--- Begin Collected data ---

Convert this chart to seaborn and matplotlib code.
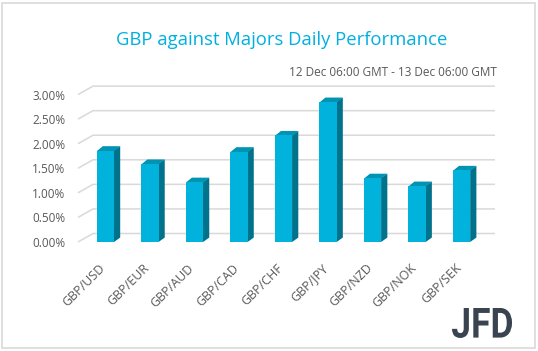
import numpy as np
import pandas as pd
import matplotlib
matplotlib.use("Agg")
import matplotlib.pyplot as plt
from matplotlib.patches import Polygon, Rectangle, PathPatch
from matplotlib.textpath import TextPath
from matplotlib.font_manager import FontProperties
from matplotlib.transforms import Affine2D, ScaledTranslation
import seaborn as sns

# --- Data ---
pairs = ["GBP/USD", "GBP/EUR", "GBP/AUD", "GBP/CAD", "GBP/CHF",
         "GBP/JPY", "GBP/NZD", "GBP/NOK", "GBP/SEK"]
change_pct = [1.86, 1.59, 1.22, 1.84, 2.17, 2.85, 1.30, 1.14, 1.46]
y_ticks = [0.0, 0.5, 1.0, 1.5, 2.0, 2.5, 3.0]

title = "GBP against Majors Daily Performance"
subtitle = "12 Dec 06:00 GMT - 13 Dec 06:00 GMT"

# --- Style ---
FRONT = "#00B2DC"
SIDE = "#00728B"
TOP = "#0094B2"
GRID = "#D9D9D9"
TXT = "#595959"

sns.set_style("white")
plt.rcParams["font.family"] = ["Open Sans", "DejaVu Sans"]

W, H = 538, 351
fig = plt.figure(figsize=(W / 100, H / 100), dpi=100)

# axes placed in pixel terms (front plane: 0% at y=242, 49 px per 1%)
ax_left, ax_right = 78, 495
ax_bottom, ax_top = 242, 86
ax = fig.add_axes([ax_left / W, (H - ax_bottom) / H,
                   (ax_right - ax_left) / W, (ax_bottom - ax_top) / H])

df = pd.DataFrame({"pair": pairs, "change": change_pct})
sns.barplot(data=df, x="pair", y="change", color=FRONT, saturation=1,
            width=0.39, linewidth=0, ax=ax, zorder=3)

xl, xr = -0.618, 8.748
ax.set_xlim(xl, xr)
ax.set_ylim(0, 3.175)

# 3D wall offsets (data units)
wall_dx, wall_dy = 0.337, 0.173
# gridlines: slanted segment on the side wall + back wall line
for v in y_ticks:
    ax.plot([xl, xl + wall_dx, xr], [v, v + wall_dy, v + wall_dy],
            color=GRID, lw=1.1, zorder=1, clip_on=False, solid_capstyle="butt")

# bar depth faces
bar_dx, bar_dy = 0.135, 0.09
for p in ax.patches[:len(pairs)]:
    x0, w, h = p.get_x(), p.get_width(), p.get_height()
    x1 = x0 + w
    side = Polygon([(x1 - 0.005, 0), (x1 + bar_dx, bar_dy), (x1 + bar_dx, h + bar_dy), (x1 - 0.005, h)],
                   closed=True, facecolor=SIDE, edgecolor="none", zorder=2.9, clip_on=False)
    top = Polygon([(x0, h - 0.01), (x0 + bar_dx, h + bar_dy), (x1 + bar_dx, h + bar_dy), (x1, h - 0.01)],
                  closed=True, facecolor=TOP, edgecolor="none", zorder=2.9, clip_on=False)
    ax.add_patch(side)
    ax.add_patch(top)

ax.set_yticks(y_ticks)
ax.set_yticklabels([f"{v:.2f}%" for v in y_ticks], color=TXT, fontsize=8.5)
ax.tick_params(axis="y", length=0, pad=9)
ax.tick_params(axis="x", length=0, pad=14)
shift = ScaledTranslation(-5 / 72, 0, fig.dpi_scale_trans)
for lab in ax.get_xticklabels():
    lab.set_rotation(45)
    lab.set_ha("right")
    lab.set_rotation_mode("anchor")
    lab.set_color(TXT)
    lab.set_fontsize(9)
    lab.set_transform(lab.get_transform() + shift)
ax.set_xlabel("")
ax.set_ylabel("")
sns.despine(ax=ax, left=True, bottom=True)

# titles
fig.text(282 / W, 1 - 40 / H, title, ha="center", va="center",
         color="#00B0E0", fontsize=13.3)
fig.text(497 / W, 1 - 73 / H, subtitle, ha="right", va="center",
         color=TXT, fontsize=8.5)

# logo, squeezed into its box (pixels x 452-512, y 308-338)
tp = TextPath((0, 0), "JFD", size=10, prop=FontProperties(family="Roboto", weight="bold"))
ext = tp.get_extents()
bx0, bx1, by_top, by_bot = 452, 512, 308, 338
sx = (bx1 - bx0) / W / ext.width
sy = (by_bot - by_top) / H / ext.height
logo_tf = (Affine2D().translate(-ext.x0, -ext.y0).scale(sx, sy)
           .translate(bx0 / W, 1 - by_bot / H) + fig.transFigure)
fig.add_artist(PathPatch(tp, transform=logo_tf, facecolor="#3A4350", edgecolor="none"))

# outer border
fig.add_artist(Rectangle((2 / W, 3 / H), (W - 5) / W, (H - 6) / H,
                         transform=fig.transFigure, fill=False,
                         edgecolor=GRID, lw=1.2))

fig.savefig("out.png", dpi=100, facecolor="white")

--- End Collected data ---

§ **What you should do**: Copy nothing but the lines from the top of the material through the line holding "13 Dec 06:00", exactly as written; omit pictures.

§ **Exercise output**:
Convert this chart to seaborn and matplotlib code.
import numpy as np
import pandas as pd
import matplotlib
matplotlib.use("Agg")
import matplotlib.pyplot as plt
from matplotlib.patches import Polygon, Rectangle, PathPatch
from matplotlib.textpath import TextPath
from matplotlib.font_manager import FontProperties
from matplotlib.transforms import Affine2D, ScaledTranslation
import seaborn as sns

# --- Data ---
pairs = ["GBP/USD", "GBP/EUR", "GBP/AUD", "GBP/CAD", "GBP/CHF",
         "GBP/JPY", "GBP/NZD", "GBP/NOK", "GBP/SEK"]
change_pct = [1.86, 1.59, 1.22, 1.84, 2.17, 2.85, 1.30, 1.14, 1.46]
y_ticks = [0.0, 0.5, 1.0, 1.5, 2.0, 2.5, 3.0]

title = "GBP against Majors Daily Performance"
subtitle = "12 Dec 06:00 GMT - 13 Dec 06:00 GMT"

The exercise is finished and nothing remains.